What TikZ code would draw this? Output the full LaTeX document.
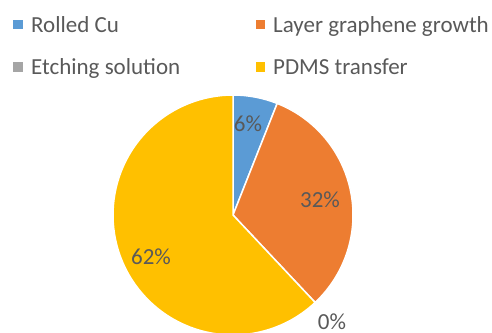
\documentclass[tikz,border=0pt]{standalone}
\usepackage{fontspec}
\setmainfont{Carlito}
\definecolor{cblue}{HTML}{5B9BD5}
\definecolor{corange}{HTML}{ED7D31}
\definecolor{cgray}{HTML}{A5A5A5}
\definecolor{cyellow}{HTML}{FFC000}
\definecolor{ctext}{HTML}{595959}
\begin{document}
\begin{tikzpicture}[x=1pt,y=1pt,
  txt/.style={text=ctext,font=\fontsize{23}{27}\selectfont,inner sep=0pt},
  legtxt/.style={txt,anchor=base west},
  marker/.style={minimum size=9.5pt,inner sep=0pt,draw=none},
  slice/.style={draw=white,line width=1.5pt,line join=round}]
\useasboundingbox (0,0) rectangle (492,332);
\coordinate (c) at (233,117);
% pie slices
\filldraw[slice,fill=cblue] (c) -- ++(90:120pt) arc[start angle=90,end angle=68.4,radius=120pt] -- cycle;
\filldraw[slice,fill=corange] (c) -- ++(68.4:120pt) arc[start angle=68.4,end angle=-46.8,radius=120pt] -- cycle;
\filldraw[slice,fill=cyellow] (c) -- ++(-46.8:120pt) arc[start angle=-46.8,end angle=-270,radius=120pt] -- cycle;
% data labels
\node[txt] (l6) at (248,208) {6\%};
\node[txt] (l32) at (320,132) {32\%};
\node[txt] (l62) at (151,75) {62\%};
\node[txt,anchor=base] (l0) at (332,3) {0\%};
% legend
\node[marker,fill=cblue] (m1) at (18,307.5) {};
\node[legtxt] (t1) at (31,299.5) {Rolled Cu};
\node[marker,fill=corange] (m2) at (260.5,307.5) {};
\node[legtxt] (t2) at (273,299.5) {Layer graphene growth};
\node[marker,fill=cgray] (m3) at (18,265) {};
\node[legtxt] (t3) at (31,257) {Etching solution};
\node[marker,fill=cyellow] (m4) at (260.5,265) {};
\node[legtxt] (t4) at (273,257) {PDMS transfer};
\end{tikzpicture}
\end{document}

■ **THE PROBLEM**: Produce an exact copy of each line of data, skipping embedded images.

■ **ANSWER IN FULL**:
What TikZ code would draw this? Output the full LaTeX document.
\documentclass[tikz,border=0pt]{standalone}
\usepackage{fontspec}
\setmainfont{Carlito}
\definecolor{cblue}{HTML}{5B9BD5}
\definecolor{corange}{HTML}{ED7D31}
\definecolor{cgray}{HTML}{A5A5A5}
\definecolor{cyellow}{HTML}{FFC000}
\definecolor{ctext}{HTML}{595959}
\begin{document}
\begin{tikzpicture}[x=1pt,y=1pt,
  txt/.style={text=ctext,font=\fontsize{23}{27}\selectfont,inner sep=0pt},
  legtxt/.style={txt,anchor=base west},
  marker/.style={minimum size=9.5pt,inner sep=0pt,draw=none},
  slice/.style={draw=white,line width=1.5pt,line join=round}]
\useasboundingbox (0,0) rectangle (492,332);
\coordinate (c) at (233,117);
% pie slices
\filldraw[slice,fill=cblue] (c) -- ++(90:120pt) arc[start angle=90,end angle=68.4,radius=120pt] -- cycle;
\filldraw[slice,fill=corange] (c) -- ++(68.4:120pt) arc[start angle=68.4,end angle=-46.8,radius=120pt] -- cycle;
\filldraw[slice,fill=cyellow] (c) -- ++(-46.8:120pt) arc[start angle=-46.8,end angle=-270,radius=120pt] -- cycle;
% data labels
\node[txt] (l6) at (248,208) {6\%};
\node[txt] (l32) at (320,132) {32\%};
\node[txt] (l62) at (151,75) {62\%};
\node[txt,anchor=base] (l0) at (332,3) {0\%};
% legend
\node[marker,fill=cblue] (m1) at (18,307.5) {};
\node[legtxt] (t1) at (31,299.5) {Rolled Cu};
\node[marker,fill=corange] (m2) at (260.5,307.5) {};
\node[legtxt] (t2) at (273,299.5) {Layer graphene growth};
\node[marker,fill=cgray] (m3) at (18,265) {};
\node[legtxt] (t3) at (31,257) {Etching solution};
\node[marker,fill=cyellow] (m4) at (260.5,265) {};
\node[legtxt] (t4) at (273,257) {PDMS transfer};
\end{tikzpicture}
\end{document}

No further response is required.